«Трудно остаться равнодушным, слушая этот бесхитростный рассказ», — добавляет Мишле. Всем ясно, что этот народ прост и вдобавок груб, неудержим, слеп, это полулюди-полузвери… Этот народ не умеет ни защищать свой дом, ни защищаться от собственных аппетитов. Он поколотил врага, словно зерно на гумне, искрошил его своим топором, но во время этой работы он разгорячился и, как хороший работник, выпил холодной воды и лег, чтобы умереть. Взросший в суровых условиях войны, под хлыстом англичан он из скотины становится человеком. Преображаясь, Жак становится Жанной, Жанной Девственницей, Девой.
Дева вскоре скажет: «Сердце мое обливается кровью, когда я вижу кровь хотя бы одного француза».
Пожалуй, таких слов достаточно, чтобы обозначить в истории подлинное рождение Франции.
Великая чума
К голоду и бедствиям, принесенным войной, добавилась эпидемия чумы, внезапно разразившаяся в 1348 г. Безжалостная болезнь, обе формы которой — бубонная и легочная — были одинаково опасны и заразны и практически не давали шансов на выздоровление. По словам Жана Фруассара, «третья часть всех людей погибла». «Из каждых двадцати жителей в живых оставалось только двое», — писал хронист Жан де Венет. Цифры эти, разумеется, преувеличены, но они хорошо показывают, сколь сильным был страх, охвативший людей: беда, вот она, рядом, и жизнь рушится. В Бордо, например, откуда обычно вывозили около 160 тысяч бочек вина, вина из винограда урожая 1348 г. едва хватило на 6 тысяч бочек, которые в следующем году увезли из города на кораблях. Следствием эпидемии стало появление во Фландрии флагеллантов, людей, бичующих себя во имя искупления грехов, а в Эльзасе начались еврейские погромы. Однако чума не ограничилась 1348 годом — с новой силой она поражает население в 1361 г.; в Лангедоке, например, эпидемия уже распространялась не большими волнами, а возникала очагами и, постепенно затухая, в любую минуту могла пробудиться вновь. Всего во Франции в период с 1347 по 1536 г. насчитывается двадцать четыре вспышки этого заболевания.
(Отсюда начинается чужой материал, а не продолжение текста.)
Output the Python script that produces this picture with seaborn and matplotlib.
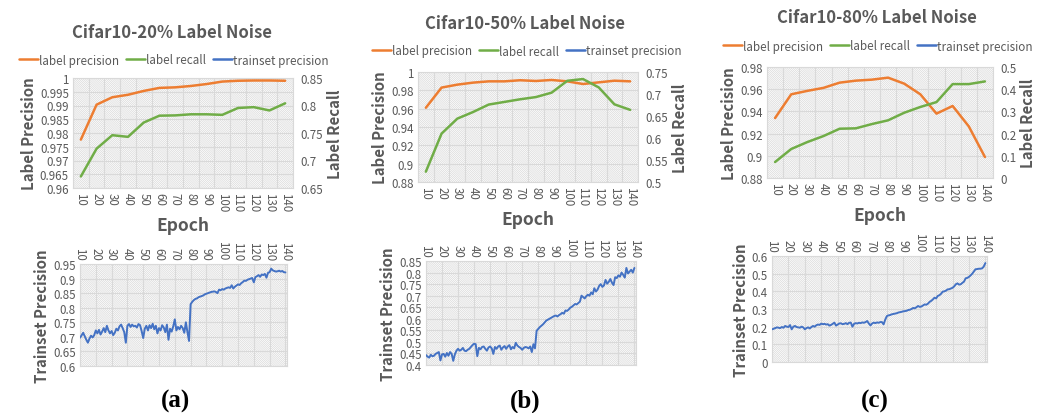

Болезнь пощадила лишь труднодоступные горные районы, такие, как Руэрг, или богатые края, где народ хорошо питался, а потому лучше сопротивлялся заразе, в частности Нидерланды и Ломбардию. Нигде чума, косившая людей в одно и то же время с войной, не оставила после себя такого тяжелого следа, как во Франции: в результате население страны уменьшилось почти на треть: с 20–22 миллионов жителей в 1327 г. до 10–12 миллионов к 1450 г., когда завершился этот великий демографический кризис, какого Франция не испытывала никогда прежде.
Страдания, причиненные войной и эпидемией; страх, посеянный бродившими по стране рутьерами; появление агрессивно настроенных шаек бродяг и нищих; огромные финансовые затраты на войну, которая заканчивается поражением, пленением короля и необходимостью собирать деньги на его выкуп, — все это приводит к тому, что Французское королевство оказалось объято «смутой и негодованием». Гнев народа выразился в рвущемся из души крике, который передал Фруассар: «Говорили, что все дворяне королевства, все рыцари и их оруженосцы опозорили и предали королевство и если всех их не станет, людям от этого будет только легче».
Восстание Этьена Марселя
Два восстания — Жакерия на севере Франции и восстание парижан в 1358 г., контакты между которыми смог наладить старшина парижских купцов Этьен Марсель, пробудили первые реформаторские и антидворянские выступления в истории французской монархии. И закономерно, что после Французской революции 1789 г. фигура Марселя, вновь возникшая на политическом горизонте, вызвала противоречивые суждения — от яростных нападок ультраправых до безудержного восхваления со стороны республиканцев.
Для роялистов, живших после 1815 г., Этьен Марсель был «человеком заговора», который, воспользовавшись бедственным положением Франции, возмутил народ на выступление против своих господ. В ответ их современники-либералы — во главе с Сисмонди — выпускают свою «Историю Франции», в которой безудержно восхваляют Марселя как славного предшественника представительной власти: он заставил дофина принять ордонанс 1357 г., в котором запрещалось «портить» монету и который стал первым документом, ограничившим произвол монархии — в пользу буржуазии. Этьен Марсель сделал первый шаг для утверждения принципа народовластия, ставшего отныне преобладающей формой правления. Во времена создания Третьей республики его популярность столь высока, что Сен-Санс посвящает ему свою оперу «Этьен Марсель» (1879).